RECORDED DATA →
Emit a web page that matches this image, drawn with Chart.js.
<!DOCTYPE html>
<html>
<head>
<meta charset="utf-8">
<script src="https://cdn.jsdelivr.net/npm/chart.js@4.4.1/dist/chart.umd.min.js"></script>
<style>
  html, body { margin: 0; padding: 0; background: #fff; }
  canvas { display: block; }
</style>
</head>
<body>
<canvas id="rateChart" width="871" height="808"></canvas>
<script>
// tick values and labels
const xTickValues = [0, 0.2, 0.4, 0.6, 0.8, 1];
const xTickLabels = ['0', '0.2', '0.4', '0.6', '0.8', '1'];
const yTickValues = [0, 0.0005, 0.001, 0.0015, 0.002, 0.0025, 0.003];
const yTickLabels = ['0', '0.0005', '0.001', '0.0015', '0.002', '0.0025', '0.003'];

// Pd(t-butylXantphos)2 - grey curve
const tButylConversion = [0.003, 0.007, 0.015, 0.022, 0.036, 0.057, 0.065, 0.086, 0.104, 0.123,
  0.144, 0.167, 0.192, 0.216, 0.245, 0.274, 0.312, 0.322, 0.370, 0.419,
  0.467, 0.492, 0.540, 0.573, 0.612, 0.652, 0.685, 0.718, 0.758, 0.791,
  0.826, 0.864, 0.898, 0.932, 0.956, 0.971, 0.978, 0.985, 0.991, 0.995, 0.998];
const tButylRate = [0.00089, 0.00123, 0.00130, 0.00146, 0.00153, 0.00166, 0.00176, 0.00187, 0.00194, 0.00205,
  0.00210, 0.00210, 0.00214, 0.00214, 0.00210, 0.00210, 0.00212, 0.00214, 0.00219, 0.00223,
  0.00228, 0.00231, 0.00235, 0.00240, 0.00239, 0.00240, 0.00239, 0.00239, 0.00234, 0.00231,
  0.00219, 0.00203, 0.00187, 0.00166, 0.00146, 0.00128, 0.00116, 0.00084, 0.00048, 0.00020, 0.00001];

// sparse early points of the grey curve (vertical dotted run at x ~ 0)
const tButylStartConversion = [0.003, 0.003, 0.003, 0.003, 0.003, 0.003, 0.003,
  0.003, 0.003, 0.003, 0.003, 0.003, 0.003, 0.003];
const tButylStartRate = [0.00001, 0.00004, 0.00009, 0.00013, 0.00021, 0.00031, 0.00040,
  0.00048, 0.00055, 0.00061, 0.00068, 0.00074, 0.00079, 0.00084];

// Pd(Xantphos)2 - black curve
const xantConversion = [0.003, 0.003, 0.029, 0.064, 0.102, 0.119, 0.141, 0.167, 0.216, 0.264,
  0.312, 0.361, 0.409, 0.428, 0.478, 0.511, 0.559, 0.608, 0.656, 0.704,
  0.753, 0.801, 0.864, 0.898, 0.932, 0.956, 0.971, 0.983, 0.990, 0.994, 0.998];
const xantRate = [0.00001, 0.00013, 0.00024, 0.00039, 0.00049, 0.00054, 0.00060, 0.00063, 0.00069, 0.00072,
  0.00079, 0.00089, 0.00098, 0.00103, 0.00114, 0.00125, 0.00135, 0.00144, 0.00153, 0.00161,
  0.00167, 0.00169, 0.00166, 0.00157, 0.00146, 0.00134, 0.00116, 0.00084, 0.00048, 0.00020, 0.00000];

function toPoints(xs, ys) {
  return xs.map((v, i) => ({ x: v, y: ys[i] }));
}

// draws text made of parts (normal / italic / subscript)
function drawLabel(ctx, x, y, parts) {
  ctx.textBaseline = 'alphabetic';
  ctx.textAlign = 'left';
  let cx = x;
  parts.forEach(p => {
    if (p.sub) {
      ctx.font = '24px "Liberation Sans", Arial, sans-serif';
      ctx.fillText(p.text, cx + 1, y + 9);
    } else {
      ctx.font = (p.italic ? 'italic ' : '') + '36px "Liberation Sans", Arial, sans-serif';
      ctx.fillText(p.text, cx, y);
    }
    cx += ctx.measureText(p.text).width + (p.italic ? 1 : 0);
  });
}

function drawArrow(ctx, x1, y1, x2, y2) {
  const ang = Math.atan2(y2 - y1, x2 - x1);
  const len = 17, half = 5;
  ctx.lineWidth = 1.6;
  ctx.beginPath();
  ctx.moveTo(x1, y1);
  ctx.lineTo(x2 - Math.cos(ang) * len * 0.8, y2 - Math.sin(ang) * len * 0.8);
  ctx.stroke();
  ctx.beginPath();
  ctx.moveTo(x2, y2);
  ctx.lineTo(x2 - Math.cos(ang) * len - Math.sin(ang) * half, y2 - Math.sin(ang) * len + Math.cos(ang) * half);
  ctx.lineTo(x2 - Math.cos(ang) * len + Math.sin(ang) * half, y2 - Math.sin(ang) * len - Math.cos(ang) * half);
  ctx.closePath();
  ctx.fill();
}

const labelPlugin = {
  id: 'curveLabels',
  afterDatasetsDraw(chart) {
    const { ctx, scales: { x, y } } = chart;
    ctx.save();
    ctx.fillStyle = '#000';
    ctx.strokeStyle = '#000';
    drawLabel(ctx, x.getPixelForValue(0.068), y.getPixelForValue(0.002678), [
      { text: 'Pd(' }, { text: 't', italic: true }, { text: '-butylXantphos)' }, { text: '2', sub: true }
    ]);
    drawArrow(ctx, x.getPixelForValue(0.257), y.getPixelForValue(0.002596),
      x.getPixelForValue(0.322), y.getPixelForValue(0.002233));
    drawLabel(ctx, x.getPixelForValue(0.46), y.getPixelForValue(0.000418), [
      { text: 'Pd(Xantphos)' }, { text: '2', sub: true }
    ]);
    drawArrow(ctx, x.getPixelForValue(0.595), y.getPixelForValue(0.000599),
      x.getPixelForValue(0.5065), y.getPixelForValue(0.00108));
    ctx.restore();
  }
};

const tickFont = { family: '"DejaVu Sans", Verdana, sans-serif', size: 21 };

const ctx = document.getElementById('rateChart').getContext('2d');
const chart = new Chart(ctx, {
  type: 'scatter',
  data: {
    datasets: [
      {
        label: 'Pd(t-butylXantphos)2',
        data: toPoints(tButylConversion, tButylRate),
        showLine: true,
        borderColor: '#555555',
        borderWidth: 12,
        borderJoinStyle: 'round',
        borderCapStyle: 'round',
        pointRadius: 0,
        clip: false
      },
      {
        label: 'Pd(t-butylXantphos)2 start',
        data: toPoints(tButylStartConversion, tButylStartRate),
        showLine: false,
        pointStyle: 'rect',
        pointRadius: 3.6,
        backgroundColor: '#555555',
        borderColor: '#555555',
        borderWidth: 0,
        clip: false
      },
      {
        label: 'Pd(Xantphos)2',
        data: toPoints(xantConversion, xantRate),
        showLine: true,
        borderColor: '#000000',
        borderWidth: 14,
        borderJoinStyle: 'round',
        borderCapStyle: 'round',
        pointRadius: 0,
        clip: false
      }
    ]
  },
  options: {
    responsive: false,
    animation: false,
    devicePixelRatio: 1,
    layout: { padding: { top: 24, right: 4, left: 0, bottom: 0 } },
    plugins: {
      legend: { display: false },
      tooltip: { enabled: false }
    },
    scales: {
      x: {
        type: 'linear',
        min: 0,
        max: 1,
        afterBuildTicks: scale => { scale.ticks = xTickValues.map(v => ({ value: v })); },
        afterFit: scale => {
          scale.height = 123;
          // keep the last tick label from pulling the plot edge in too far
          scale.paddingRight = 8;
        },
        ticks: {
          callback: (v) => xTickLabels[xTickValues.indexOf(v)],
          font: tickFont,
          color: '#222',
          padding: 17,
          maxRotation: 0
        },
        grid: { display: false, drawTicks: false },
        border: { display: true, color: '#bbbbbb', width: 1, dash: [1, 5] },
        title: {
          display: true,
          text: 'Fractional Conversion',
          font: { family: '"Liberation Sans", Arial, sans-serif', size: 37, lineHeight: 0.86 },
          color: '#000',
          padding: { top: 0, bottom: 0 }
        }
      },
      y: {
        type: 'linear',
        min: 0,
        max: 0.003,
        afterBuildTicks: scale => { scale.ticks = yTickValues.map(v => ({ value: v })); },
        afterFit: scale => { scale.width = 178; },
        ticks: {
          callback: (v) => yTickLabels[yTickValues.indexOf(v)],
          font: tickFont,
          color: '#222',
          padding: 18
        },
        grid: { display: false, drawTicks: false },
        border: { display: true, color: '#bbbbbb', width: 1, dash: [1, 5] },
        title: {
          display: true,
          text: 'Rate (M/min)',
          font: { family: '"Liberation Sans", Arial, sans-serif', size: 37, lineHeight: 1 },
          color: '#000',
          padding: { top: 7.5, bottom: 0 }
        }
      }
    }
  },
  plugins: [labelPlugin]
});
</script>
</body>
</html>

EXERCISE INSTRUCTIONS →
Print the listing above from its first line through the line with "0.00048, 0.00055, 0.00061, 0.00068, 0.00074, 0.00079, 0.00084];", and stop there.

COMPLETED TASK →
Emit a web page that matches this image, drawn with Chart.js.
<!DOCTYPE html>
<html>
<head>
<meta charset="utf-8">
<script src="https://cdn.jsdelivr.net/npm/chart.js@4.4.1/dist/chart.umd.min.js"></script>
<style>
  html, body { margin: 0; padding: 0; background: #fff; }
  canvas { display: block; }
</style>
</head>
<body>
<canvas id="rateChart" width="871" height="808"></canvas>
<script>
// tick values and labels
const xTickValues = [0, 0.2, 0.4, 0.6, 0.8, 1];
const xTickLabels = ['0', '0.2', '0.4', '0.6', '0.8', '1'];
const yTickValues = [0, 0.0005, 0.001, 0.0015, 0.002, 0.0025, 0.003];
const yTickLabels = ['0', '0.0005', '0.001', '0.0015', '0.002', '0.0025', '0.003'];

// Pd(t-butylXantphos)2 - grey curve
const tButylConversion = [0.003, 0.007, 0.015, 0.022, 0.036, 0.057, 0.065, 0.086, 0.104, 0.123,
  0.144, 0.167, 0.192, 0.216, 0.245, 0.274, 0.312, 0.322, 0.370, 0.419,
  0.467, 0.492, 0.540, 0.573, 0.612, 0.652, 0.685, 0.718, 0.758, 0.791,
  0.826, 0.864, 0.898, 0.932, 0.956, 0.971, 0.978, 0.985, 0.991, 0.995, 0.998];
const tButylRate = [0.00089, 0.00123, 0.00130, 0.00146, 0.00153, 0.00166, 0.00176, 0.00187, 0.00194, 0.00205,
  0.00210, 0.00210, 0.00214, 0.00214, 0.00210, 0.00210, 0.00212, 0.00214, 0.00219, 0.00223,
  0.00228, 0.00231, 0.00235, 0.00240, 0.00239, 0.00240, 0.00239, 0.00239, 0.00234, 0.00231,
  0.00219, 0.00203, 0.00187, 0.00166, 0.00146, 0.00128, 0.00116, 0.00084, 0.00048, 0.00020, 0.00001];

// sparse early points of the grey curve (vertical dotted run at x ~ 0)
const tButylStartConversion = [0.003, 0.003, 0.003, 0.003, 0.003, 0.003, 0.003,
  0.003, 0.003, 0.003, 0.003, 0.003, 0.003, 0.003];
const tButylStartRate = [0.00001, 0.00004, 0.00009, 0.00013, 0.00021, 0.00031, 0.00040,
  0.00048, 0.00055, 0.00061, 0.00068, 0.00074, 0.00079, 0.00084];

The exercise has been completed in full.